§ Provided data:
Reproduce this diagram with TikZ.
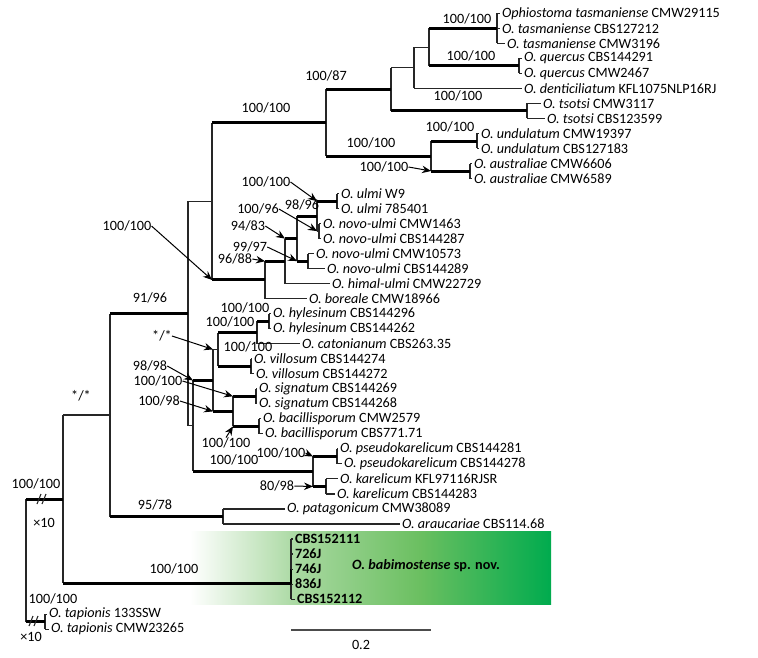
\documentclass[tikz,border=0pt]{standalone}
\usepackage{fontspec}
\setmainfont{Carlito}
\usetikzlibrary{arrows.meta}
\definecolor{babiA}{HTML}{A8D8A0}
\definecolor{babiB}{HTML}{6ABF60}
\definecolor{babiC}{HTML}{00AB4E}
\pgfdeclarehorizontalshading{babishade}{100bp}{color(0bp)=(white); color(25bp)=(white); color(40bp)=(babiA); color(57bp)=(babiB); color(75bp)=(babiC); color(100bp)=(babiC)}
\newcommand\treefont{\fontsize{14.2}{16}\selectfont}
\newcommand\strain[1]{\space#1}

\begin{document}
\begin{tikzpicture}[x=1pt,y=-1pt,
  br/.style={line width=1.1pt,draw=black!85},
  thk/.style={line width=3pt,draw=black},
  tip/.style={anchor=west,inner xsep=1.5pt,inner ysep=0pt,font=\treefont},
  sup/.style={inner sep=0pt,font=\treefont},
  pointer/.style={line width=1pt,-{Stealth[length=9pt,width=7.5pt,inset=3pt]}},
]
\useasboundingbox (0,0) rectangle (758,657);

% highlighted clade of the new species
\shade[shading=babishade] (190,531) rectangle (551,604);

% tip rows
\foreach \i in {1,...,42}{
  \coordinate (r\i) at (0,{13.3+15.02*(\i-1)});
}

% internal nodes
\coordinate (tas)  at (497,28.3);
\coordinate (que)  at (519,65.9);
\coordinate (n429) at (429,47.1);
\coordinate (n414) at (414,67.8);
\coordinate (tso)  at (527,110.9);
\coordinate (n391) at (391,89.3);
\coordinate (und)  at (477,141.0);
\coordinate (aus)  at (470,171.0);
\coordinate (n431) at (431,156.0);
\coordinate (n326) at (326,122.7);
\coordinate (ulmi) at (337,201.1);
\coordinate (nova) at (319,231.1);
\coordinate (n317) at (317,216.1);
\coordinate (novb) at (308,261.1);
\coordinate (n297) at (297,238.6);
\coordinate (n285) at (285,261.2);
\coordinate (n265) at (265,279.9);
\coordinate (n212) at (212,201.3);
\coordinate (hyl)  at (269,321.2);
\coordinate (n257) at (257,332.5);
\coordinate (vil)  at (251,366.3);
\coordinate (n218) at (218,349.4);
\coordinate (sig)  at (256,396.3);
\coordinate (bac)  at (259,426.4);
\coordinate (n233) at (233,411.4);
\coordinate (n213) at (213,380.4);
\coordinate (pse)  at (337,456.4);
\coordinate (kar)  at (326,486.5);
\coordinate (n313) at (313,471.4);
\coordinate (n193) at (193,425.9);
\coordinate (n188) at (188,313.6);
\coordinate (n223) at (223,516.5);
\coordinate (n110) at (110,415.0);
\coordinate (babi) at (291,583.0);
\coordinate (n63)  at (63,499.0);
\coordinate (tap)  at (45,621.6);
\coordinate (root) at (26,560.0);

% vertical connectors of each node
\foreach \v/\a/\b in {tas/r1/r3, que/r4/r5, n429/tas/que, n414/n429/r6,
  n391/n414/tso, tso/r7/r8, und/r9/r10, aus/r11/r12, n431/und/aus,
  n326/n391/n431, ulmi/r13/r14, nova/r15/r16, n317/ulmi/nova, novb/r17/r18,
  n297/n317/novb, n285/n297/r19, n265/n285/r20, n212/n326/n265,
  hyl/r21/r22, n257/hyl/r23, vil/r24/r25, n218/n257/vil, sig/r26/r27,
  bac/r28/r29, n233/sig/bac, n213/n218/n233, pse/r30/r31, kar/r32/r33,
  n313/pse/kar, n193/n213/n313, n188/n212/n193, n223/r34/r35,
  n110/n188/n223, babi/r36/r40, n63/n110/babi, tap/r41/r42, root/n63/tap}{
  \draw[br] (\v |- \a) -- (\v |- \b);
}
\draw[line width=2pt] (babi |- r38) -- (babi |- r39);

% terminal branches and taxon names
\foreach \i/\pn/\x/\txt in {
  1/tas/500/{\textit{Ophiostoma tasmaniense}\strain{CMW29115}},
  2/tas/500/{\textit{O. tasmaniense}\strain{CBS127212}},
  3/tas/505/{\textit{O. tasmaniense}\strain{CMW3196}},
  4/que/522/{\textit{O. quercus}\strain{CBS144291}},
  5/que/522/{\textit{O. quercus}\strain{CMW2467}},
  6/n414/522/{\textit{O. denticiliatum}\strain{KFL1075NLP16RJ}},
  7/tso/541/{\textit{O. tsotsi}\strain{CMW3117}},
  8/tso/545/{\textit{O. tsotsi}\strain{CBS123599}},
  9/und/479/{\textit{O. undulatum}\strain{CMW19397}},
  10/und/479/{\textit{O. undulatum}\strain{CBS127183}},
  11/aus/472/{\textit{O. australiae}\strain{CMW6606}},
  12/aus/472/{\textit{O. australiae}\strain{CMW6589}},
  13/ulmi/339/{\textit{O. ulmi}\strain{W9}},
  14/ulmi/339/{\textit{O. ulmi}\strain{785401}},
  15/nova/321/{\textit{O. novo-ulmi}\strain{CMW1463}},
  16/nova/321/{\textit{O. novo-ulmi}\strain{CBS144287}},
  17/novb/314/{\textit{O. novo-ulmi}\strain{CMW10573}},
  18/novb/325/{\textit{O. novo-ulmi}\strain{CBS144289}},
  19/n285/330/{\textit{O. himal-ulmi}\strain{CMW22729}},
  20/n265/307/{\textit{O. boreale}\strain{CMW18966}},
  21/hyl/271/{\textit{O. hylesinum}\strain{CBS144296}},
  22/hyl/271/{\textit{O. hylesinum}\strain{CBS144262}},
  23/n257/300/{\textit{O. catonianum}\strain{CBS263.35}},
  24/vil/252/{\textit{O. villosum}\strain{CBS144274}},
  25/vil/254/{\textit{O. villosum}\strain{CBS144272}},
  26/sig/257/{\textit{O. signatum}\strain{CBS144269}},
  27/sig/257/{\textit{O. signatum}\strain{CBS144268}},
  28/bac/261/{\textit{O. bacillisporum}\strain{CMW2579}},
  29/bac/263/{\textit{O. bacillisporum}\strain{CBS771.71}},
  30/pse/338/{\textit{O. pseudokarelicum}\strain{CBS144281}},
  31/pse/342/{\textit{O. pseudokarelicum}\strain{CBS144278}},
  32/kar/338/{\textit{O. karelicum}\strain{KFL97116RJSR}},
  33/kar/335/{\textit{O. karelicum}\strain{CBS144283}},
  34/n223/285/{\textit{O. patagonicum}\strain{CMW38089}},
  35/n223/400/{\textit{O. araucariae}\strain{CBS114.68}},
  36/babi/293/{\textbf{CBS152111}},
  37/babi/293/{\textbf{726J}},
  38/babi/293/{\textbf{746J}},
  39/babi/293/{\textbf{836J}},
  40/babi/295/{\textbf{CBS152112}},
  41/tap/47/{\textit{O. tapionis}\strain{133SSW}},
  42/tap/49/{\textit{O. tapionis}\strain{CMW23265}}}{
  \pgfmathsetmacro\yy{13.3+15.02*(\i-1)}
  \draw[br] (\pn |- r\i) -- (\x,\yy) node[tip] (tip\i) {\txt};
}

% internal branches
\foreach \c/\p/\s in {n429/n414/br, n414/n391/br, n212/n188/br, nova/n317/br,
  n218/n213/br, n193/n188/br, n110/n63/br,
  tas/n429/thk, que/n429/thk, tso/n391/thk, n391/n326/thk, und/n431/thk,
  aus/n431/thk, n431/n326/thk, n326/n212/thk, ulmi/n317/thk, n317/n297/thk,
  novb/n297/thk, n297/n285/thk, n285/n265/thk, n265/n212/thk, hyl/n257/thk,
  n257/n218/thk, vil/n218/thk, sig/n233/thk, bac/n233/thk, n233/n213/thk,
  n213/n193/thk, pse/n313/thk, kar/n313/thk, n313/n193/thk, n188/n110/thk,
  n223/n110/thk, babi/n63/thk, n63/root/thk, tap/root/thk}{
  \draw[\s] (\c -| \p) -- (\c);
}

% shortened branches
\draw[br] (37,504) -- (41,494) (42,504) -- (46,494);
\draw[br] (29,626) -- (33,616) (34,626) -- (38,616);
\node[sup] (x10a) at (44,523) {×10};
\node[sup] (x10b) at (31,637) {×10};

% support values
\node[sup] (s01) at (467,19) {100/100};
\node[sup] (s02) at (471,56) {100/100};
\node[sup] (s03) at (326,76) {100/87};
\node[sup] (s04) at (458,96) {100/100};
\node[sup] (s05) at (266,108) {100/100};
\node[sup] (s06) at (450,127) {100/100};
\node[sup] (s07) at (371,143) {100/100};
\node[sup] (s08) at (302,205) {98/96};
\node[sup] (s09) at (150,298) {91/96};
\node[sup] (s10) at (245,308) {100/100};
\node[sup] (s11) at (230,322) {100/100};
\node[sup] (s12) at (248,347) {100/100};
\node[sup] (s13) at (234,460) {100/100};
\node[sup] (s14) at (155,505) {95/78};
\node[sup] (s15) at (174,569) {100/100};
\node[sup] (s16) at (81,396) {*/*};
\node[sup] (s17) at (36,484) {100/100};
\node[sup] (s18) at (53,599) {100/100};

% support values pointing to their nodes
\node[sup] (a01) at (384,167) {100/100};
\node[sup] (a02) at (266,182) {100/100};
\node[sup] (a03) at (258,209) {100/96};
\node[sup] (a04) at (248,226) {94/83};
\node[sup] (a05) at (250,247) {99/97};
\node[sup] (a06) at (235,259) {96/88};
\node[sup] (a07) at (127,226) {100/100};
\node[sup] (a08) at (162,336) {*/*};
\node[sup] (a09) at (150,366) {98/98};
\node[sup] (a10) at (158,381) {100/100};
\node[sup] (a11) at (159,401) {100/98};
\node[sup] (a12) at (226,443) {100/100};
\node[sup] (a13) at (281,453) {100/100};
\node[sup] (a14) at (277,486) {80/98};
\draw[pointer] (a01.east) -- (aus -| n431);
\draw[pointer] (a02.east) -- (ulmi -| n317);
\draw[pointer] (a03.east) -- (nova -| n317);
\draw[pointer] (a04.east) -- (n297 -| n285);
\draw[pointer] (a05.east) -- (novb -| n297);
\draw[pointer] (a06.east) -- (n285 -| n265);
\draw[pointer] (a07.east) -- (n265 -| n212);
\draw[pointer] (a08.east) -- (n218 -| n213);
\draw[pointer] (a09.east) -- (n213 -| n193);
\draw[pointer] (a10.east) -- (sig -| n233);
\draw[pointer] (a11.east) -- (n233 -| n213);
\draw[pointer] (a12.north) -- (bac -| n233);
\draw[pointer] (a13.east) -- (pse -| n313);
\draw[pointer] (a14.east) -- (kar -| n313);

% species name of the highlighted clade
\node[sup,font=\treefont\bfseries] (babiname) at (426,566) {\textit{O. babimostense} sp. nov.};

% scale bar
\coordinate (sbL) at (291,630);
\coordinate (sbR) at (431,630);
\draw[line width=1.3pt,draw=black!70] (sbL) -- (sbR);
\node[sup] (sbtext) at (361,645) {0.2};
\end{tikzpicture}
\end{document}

§ What to work on: Without the pictures, return the listing above from its first line through the line that has "(190,531) rectangle (551,604);".

§ Task response:
Reproduce this diagram with TikZ.
\documentclass[tikz,border=0pt]{standalone}
\usepackage{fontspec}
\setmainfont{Carlito}
\usetikzlibrary{arrows.meta}
\definecolor{babiA}{HTML}{A8D8A0}
\definecolor{babiB}{HTML}{6ABF60}
\definecolor{babiC}{HTML}{00AB4E}
\pgfdeclarehorizontalshading{babishade}{100bp}{color(0bp)=(white); color(25bp)=(white); color(40bp)=(babiA); color(57bp)=(babiB); color(75bp)=(babiC); color(100bp)=(babiC)}
\newcommand\treefont{\fontsize{14.2}{16}\selectfont}
\newcommand\strain[1]{\space#1}

\begin{document}
\begin{tikzpicture}[x=1pt,y=-1pt,
  br/.style={line width=1.1pt,draw=black!85},
  thk/.style={line width=3pt,draw=black},
  tip/.style={anchor=west,inner xsep=1.5pt,inner ysep=0pt,font=\treefont},
  sup/.style={inner sep=0pt,font=\treefont},
  pointer/.style={line width=1pt,-{Stealth[length=9pt,width=7.5pt,inset=3pt]}},
]
\useasboundingbox (0,0) rectangle (758,657);

% highlighted clade of the new species
\shade[shading=babishade] (190,531) rectangle (551,604);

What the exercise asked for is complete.